With school summer holidays already costing parents over £600, they are about to be hit with another bill of around £400 to fork out for the new academic year. The back to school rush is about to hit the high streets this week and some parents have to rely on credit or loans to pay for it all. And it doesn’t get any cheaper – peer pressure throughout the academic year is estimated to add £865 to the annual household expenditure, according to recent research from Sainsbury’s Bank.
Here are some tips that will help to slash the back to school bill:
Quality supermarket uniforms
Always buy generic items, such as plain trousers, plain shirts and so on from the supermarket, where they will cost you a fraction of the price. It’s easy to get caught out on this, especially if you’re new to the game and no need to be worried about the quality, as supermarkets have really stepped up their game this year, with many of them guaranteeing quality.
A recent study by a leading supermarket found that four in five parents need to replace uniforms within the same year of purchase and two thirds of school uniforms are replaced within six months so it’s well worth your while buying from the supermarkets.

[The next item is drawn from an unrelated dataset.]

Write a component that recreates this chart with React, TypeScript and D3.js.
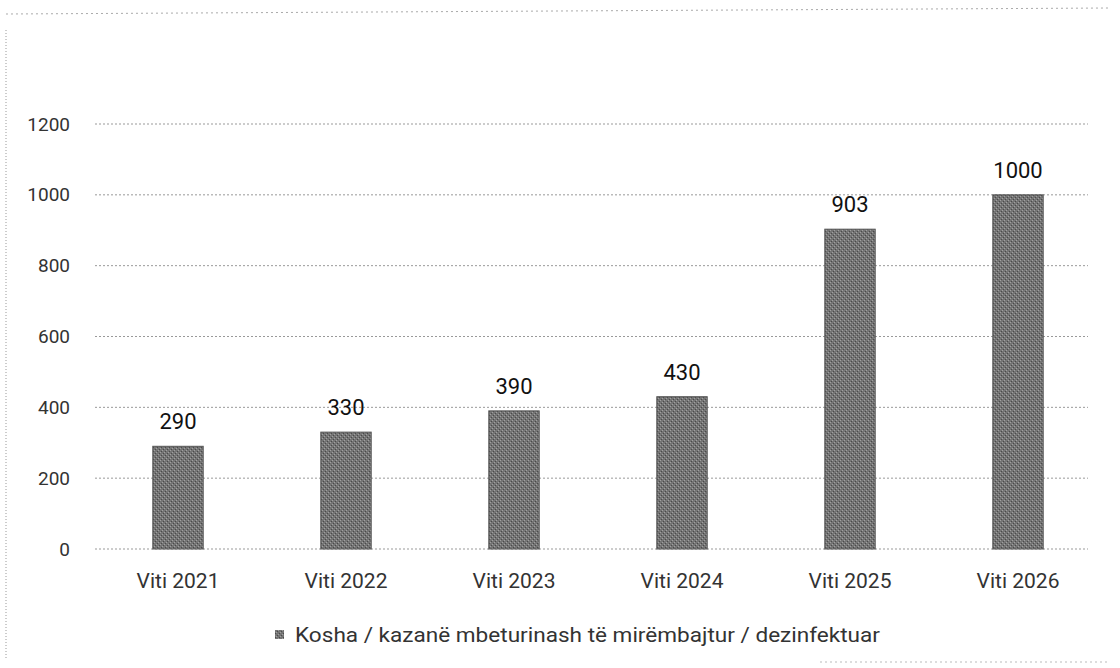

Buy bigger sizes for later
If you want to save more money later in the year, you can bag some amazing bargains when school starts, as back to school clothing is significantly reduced, with plimsoles going for as little as 50p. You can use this opportunity to buy a couple of sizes up for later on in the year.
As supermarkets usually overstock during the summer holidays, they are keen to shift the stock when the kids go back. Although don’t risk leaving something to the last minute if it’s a necessity, as you can’t always get the sizes you want when the items are so heavily discounted.
If your school has a particular uniform requirement, such as blazers with logos, then see if you can get them second-hand. The school may be selling them or if not, then maybe suggest that one is set up for later on in the year. Facebook school groups can be a good place to check too. Some councils may provide help with school uniform costs, including PE kit – you can check on gov.uk.
If your child is at infant school, then they will benefit from free school meals, so take advantage, as it means they will get a warm meal and save you money. After that, you will have to pay for school dinners or provide a packed lunch. Stock up on offers and take advantage of alternative ways to shop, such as Approved Food for example. Approved Food sells food at significantly reduced prices, but there is a catch – food is close to or past its sell by date (but perfectly safe). You could see your food bill cut by as much as 70%, so it’s worth a look, especially as children tend to go through food super fast. Don’t forget to check out and bag the back to school deals on at supermarkets too.
These are some of the many ways to cut the expense and may help make this an enjoyable time of year for both the parents and the children.